#### Stated goal
An exact copy of all the data is required, with pictures left out.

******************************

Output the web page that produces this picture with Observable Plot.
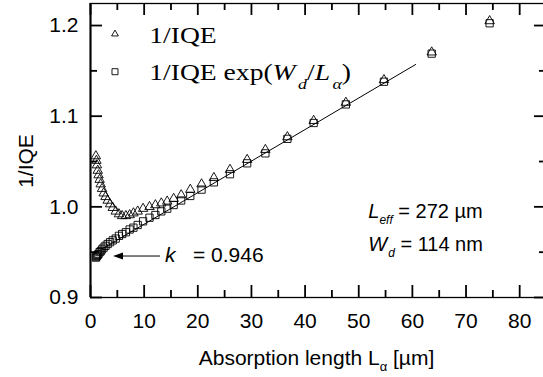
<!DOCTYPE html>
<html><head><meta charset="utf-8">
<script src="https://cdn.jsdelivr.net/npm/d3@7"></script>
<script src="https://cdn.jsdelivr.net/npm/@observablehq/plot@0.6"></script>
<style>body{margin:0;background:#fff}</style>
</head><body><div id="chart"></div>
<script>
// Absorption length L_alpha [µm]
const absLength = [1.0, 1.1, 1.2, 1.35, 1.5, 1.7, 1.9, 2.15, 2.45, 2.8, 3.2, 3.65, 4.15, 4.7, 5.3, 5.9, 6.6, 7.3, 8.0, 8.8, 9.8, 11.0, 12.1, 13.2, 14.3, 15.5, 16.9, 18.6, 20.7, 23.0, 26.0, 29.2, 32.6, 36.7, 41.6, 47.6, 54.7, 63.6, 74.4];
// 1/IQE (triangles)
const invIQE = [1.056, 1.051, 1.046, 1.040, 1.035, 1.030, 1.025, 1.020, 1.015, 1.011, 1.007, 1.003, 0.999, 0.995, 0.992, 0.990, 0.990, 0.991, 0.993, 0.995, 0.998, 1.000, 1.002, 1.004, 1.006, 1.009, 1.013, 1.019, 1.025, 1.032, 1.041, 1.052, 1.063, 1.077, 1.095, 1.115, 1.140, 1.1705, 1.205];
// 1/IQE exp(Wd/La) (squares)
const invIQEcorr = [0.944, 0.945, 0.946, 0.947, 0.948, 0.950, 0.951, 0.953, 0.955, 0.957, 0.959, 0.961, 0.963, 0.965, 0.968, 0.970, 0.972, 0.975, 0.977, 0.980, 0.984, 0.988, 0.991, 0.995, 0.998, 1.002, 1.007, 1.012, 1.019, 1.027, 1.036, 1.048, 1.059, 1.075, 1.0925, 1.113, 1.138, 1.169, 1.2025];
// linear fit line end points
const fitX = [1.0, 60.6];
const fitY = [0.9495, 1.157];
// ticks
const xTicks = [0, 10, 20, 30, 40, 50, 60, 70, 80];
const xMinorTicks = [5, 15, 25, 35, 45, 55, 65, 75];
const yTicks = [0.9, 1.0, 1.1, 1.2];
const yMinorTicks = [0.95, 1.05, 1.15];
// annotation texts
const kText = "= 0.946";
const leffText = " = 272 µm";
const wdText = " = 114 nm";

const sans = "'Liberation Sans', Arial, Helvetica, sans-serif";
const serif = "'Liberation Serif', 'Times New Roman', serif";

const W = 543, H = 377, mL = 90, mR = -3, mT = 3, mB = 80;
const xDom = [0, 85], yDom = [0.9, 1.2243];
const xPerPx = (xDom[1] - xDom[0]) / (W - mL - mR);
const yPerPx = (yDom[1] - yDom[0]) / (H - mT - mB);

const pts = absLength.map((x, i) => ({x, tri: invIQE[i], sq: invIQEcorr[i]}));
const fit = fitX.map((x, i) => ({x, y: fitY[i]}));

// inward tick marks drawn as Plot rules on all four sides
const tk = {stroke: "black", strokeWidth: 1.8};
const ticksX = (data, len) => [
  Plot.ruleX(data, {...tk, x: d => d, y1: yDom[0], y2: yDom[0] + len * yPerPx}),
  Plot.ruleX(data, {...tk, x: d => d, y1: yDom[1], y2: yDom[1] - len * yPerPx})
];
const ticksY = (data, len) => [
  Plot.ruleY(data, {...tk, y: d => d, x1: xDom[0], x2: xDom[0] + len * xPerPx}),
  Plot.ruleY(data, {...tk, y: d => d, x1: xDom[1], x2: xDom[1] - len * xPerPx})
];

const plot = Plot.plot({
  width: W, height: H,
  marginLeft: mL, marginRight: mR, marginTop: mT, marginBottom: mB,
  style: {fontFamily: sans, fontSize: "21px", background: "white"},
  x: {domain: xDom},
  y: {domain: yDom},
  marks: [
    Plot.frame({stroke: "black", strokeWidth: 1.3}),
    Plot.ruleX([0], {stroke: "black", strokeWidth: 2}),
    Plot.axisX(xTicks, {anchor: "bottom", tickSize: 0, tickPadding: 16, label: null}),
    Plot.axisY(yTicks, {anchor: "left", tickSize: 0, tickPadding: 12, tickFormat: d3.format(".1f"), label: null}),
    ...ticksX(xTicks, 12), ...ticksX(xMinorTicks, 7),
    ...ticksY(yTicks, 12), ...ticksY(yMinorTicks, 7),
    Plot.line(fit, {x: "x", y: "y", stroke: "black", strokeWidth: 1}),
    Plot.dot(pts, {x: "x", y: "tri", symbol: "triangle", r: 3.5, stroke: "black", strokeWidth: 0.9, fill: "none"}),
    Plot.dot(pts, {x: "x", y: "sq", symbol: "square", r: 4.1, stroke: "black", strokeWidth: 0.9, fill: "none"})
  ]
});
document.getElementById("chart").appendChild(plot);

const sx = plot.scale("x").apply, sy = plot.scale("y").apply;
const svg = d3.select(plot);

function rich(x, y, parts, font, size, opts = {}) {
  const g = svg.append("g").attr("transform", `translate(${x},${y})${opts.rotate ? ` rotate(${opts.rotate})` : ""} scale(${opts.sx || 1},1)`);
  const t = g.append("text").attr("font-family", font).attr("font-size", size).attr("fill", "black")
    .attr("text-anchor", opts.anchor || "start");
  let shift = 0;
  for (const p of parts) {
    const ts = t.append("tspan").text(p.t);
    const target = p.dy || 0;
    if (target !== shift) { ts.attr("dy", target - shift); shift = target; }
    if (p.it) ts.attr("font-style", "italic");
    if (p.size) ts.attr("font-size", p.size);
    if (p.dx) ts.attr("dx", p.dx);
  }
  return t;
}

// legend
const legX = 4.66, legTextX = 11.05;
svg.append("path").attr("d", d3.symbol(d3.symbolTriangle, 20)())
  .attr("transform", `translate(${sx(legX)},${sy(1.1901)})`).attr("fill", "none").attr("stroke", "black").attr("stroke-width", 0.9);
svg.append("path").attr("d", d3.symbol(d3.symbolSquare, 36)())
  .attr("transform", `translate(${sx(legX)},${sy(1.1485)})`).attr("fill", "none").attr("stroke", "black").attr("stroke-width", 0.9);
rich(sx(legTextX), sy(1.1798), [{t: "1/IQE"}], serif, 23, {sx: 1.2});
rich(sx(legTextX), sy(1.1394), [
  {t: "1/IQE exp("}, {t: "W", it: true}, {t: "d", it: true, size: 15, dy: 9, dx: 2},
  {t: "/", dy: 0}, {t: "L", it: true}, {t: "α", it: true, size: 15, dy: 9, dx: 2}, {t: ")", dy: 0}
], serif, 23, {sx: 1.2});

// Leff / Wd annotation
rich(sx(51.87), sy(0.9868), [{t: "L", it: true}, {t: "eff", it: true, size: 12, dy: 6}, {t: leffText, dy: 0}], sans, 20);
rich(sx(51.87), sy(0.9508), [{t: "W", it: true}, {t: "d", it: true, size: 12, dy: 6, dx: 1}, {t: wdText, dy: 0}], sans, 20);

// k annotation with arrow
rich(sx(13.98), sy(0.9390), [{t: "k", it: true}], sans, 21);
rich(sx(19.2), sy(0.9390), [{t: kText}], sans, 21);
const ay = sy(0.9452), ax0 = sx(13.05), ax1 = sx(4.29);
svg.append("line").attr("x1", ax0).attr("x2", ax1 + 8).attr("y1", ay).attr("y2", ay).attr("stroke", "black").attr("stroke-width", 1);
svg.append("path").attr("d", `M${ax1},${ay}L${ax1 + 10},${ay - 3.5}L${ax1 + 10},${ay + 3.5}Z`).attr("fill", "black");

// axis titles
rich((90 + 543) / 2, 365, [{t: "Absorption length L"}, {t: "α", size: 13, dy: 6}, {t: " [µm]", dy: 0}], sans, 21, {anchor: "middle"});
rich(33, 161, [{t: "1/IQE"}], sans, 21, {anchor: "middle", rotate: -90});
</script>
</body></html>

******************************

#### Task output
Output the web page that produces this picture with Observable Plot.
<!DOCTYPE html>
<html><head><meta charset="utf-8">
<script src="https://cdn.jsdelivr.net/npm/d3@7"></script>
<script src="https://cdn.jsdelivr.net/npm/@observablehq/plot@0.6"></script>
<style>body{margin:0;background:#fff}</style>
</head><body><div id="chart"></div>
<script>
// Absorption length L_alpha [µm]
const absLength = [1.0, 1.1, 1.2, 1.35, 1.5, 1.7, 1.9, 2.15, 2.45, 2.8, 3.2, 3.65, 4.15, 4.7, 5.3, 5.9, 6.6, 7.3, 8.0, 8.8, 9.8, 11.0, 12.1, 13.2, 14.3, 15.5, 16.9, 18.6, 20.7, 23.0, 26.0, 29.2, 32.6, 36.7, 41.6, 47.6, 54.7, 63.6, 74.4];
// 1/IQE (triangles)
const invIQE = [1.056, 1.051, 1.046, 1.040, 1.035, 1.030, 1.025, 1.020, 1.015, 1.011, 1.007, 1.003, 0.999, 0.995, 0.992, 0.990, 0.990, 0.991, 0.993, 0.995, 0.998, 1.000, 1.002, 1.004, 1.006, 1.009, 1.013, 1.019, 1.025, 1.032, 1.041, 1.052, 1.063, 1.077, 1.095, 1.115, 1.140, 1.1705, 1.205];
// 1/IQE exp(Wd/La) (squares)
const invIQEcorr = [0.944, 0.945, 0.946, 0.947, 0.948, 0.950, 0.951, 0.953, 0.955, 0.957, 0.959, 0.961, 0.963, 0.965, 0.968, 0.970, 0.972, 0.975, 0.977, 0.980, 0.984, 0.988, 0.991, 0.995, 0.998, 1.002, 1.007, 1.012, 1.019, 1.027, 1.036, 1.048, 1.059, 1.075, 1.0925, 1.113, 1.138, 1.169, 1.2025];
// linear fit line end points
const fitX = [1.0, 60.6];
const fitY = [0.9495, 1.157];
// ticks
const xTicks = [0, 10, 20, 30, 40, 50, 60, 70, 80];
const xMinorTicks = [5, 15, 25, 35, 45, 55, 65, 75];
const yTicks = [0.9, 1.0, 1.1, 1.2];
const yMinorTicks = [0.95, 1.05, 1.15];
// annotation texts
const kText = "= 0.946";
const leffText = " = 272 µm";
const wdText = " = 114 nm";

const sans = "'Liberation Sans', Arial, Helvetica, sans-serif";
const serif = "'Liberation Serif', 'Times New Roman', serif";

const W = 543, H = 377, mL = 90, mR = -3, mT = 3, mB = 80;
const xDom = [0, 85], yDom = [0.9, 1.2243];
const xPerPx = (xDom[1] - xDom[0]) / (W - mL - mR);
const yPerPx = (yDom[1] - yDom[0]) / (H - mT - mB);

const pts = absLength.map((x, i) => ({x, tri: invIQE[i], sq: invIQEcorr[i]}));
const fit = fitX.map((x, i) => ({x, y: fitY[i]}));

// inward tick marks drawn as Plot rules on all four sides
const tk = {stroke: "black", strokeWidth: 1.8};
const ticksX = (data, len) => [
  Plot.ruleX(data, {...tk, x: d => d, y1: yDom[0], y2: yDom[0] + len * yPerPx}),
  Plot.ruleX(data, {...tk, x: d => d, y1: yDom[1], y2: yDom[1] - len * yPerPx})
];
const ticksY = (data, len) => [
  Plot.ruleY(data, {...tk, y: d => d, x1: xDom[0], x2: xDom[0] + len * xPerPx}),
  Plot.ruleY(data, {...tk, y: d => d, x1: xDom[1], x2: xDom[1] - len * xPerPx})
];

const plot = Plot.plot({
  width: W, height: H,
  marginLeft: mL, marginRight: mR, marginTop: mT, marginBottom: mB,
  style: {fontFamily: sans, fontSize: "21px", background: "white"},
  x: {domain: xDom},
  y: {domain: yDom},
  marks: [
    Plot.frame({stroke: "black", strokeWidth: 1.3}),
    Plot.ruleX([0], {stroke: "black", strokeWidth: 2}),
    Plot.axisX(xTicks, {anchor: "bottom", tickSize: 0, tickPadding: 16, label: null}),
    Plot.axisY(yTicks, {anchor: "left", tickSize: 0, tickPadding: 12, tickFormat: d3.format(".1f"), label: null}),
    ...ticksX(xTicks, 12), ...ticksX(xMinorTicks, 7),
    ...ticksY(yTicks, 12), ...ticksY(yMinorTicks, 7),
    Plot.line(fit, {x: "x", y: "y", stroke: "black", strokeWidth: 1}),
    Plot.dot(pts, {x: "x", y: "tri", symbol: "triangle", r: 3.5, stroke: "black", strokeWidth: 0.9, fill: "none"}),
    Plot.dot(pts, {x: "x", y: "sq", symbol: "square", r: 4.1, stroke: "black", strokeWidth: 0.9, fill: "none"})
  ]
});
document.getElementById("chart").appendChild(plot);

const sx = plot.scale("x").apply, sy = plot.scale("y").apply;
const svg = d3.select(plot);

function rich(x, y, parts, font, size, opts = {}) {
  const g = svg.append("g").attr("transform", `translate(${x},${y})${opts.rotate ? ` rotate(${opts.rotate})` : ""} scale(${opts.sx || 1},1)`);
  const t = g.append("text").attr("font-family", font).attr("font-size", size).attr("fill", "black")
    .attr("text-anchor", opts.anchor || "start");
  let shift = 0;
  for (const p of parts) {
    const ts = t.append("tspan").text(p.t);
    const target = p.dy || 0;
    if (target !== shift) { ts.attr("dy", target - shift); shift = target; }
    if (p.it) ts.attr("font-style", "italic");
    if (p.size) ts.attr("font-size", p.size);
    if (p.dx) ts.attr("dx", p.dx);
  }
  return t;
}

// legend
const legX = 4.66, legTextX = 11.05;
svg.append("path").attr("d", d3.symbol(d3.symbolTriangle, 20)())
  .attr("transform", `translate(${sx(legX)},${sy(1.1901)})`).attr("fill", "none").attr("stroke", "black").attr("stroke-width", 0.9);
svg.append("path").attr("d", d3.symbol(d3.symbolSquare, 36)())
  .attr("transform", `translate(${sx(legX)},${sy(1.1485)})`).attr("fill", "none").attr("stroke", "black").attr("stroke-width", 0.9);
rich(sx(legTextX), sy(1.1798), [{t: "1/IQE"}], serif, 23, {sx: 1.2});
rich(sx(legTextX), sy(1.1394), [
  {t: "1/IQE exp("}, {t: "W", it: true}, {t: "d", it: true, size: 15, dy: 9, dx: 2},
  {t: "/", dy: 0}, {t: "L", it: true}, {t: "α", it: true, size: 15, dy: 9, dx: 2}, {t: ")", dy: 0}
], serif, 23, {sx: 1.2});

// Leff / Wd annotation
rich(sx(51.87), sy(0.9868), [{t: "L", it: true}, {t: "eff", it: true, size: 12, dy: 6}, {t: leffText, dy: 0}], sans, 20);
rich(sx(51.87), sy(0.9508), [{t: "W", it: true}, {t: "d", it: true, size: 12, dy: 6, dx: 1}, {t: wdText, dy: 0}], sans, 20);

// k annotation with arrow
rich(sx(13.98), sy(0.9390), [{t: "k", it: true}], sans, 21);
rich(sx(19.2), sy(0.9390), [{t: kText}], sans, 21);
const ay = sy(0.9452), ax0 = sx(13.05), ax1 = sx(4.29);
svg.append("line").attr("x1", ax0).attr("x2", ax1 + 8).attr("y1", ay).attr("y2", ay).attr("stroke", "black").attr("stroke-width", 1);
svg.append("path").attr("d", `M${ax1},${ay}L${ax1 + 10},${ay - 3.5}L${ax1 + 10},${ay + 3.5}Z`).attr("fill", "black");

// axis titles
rich((90 + 543) / 2, 365, [{t: "Absorption length L"}, {t: "α", size: 13, dy: 6}, {t: " [µm]", dy: 0}], sans, 21, {anchor: "middle"});
rich(33, 161, [{t: "1/IQE"}], sans, 21, {anchor: "middle", rotate: -90});
</script>
</body></html>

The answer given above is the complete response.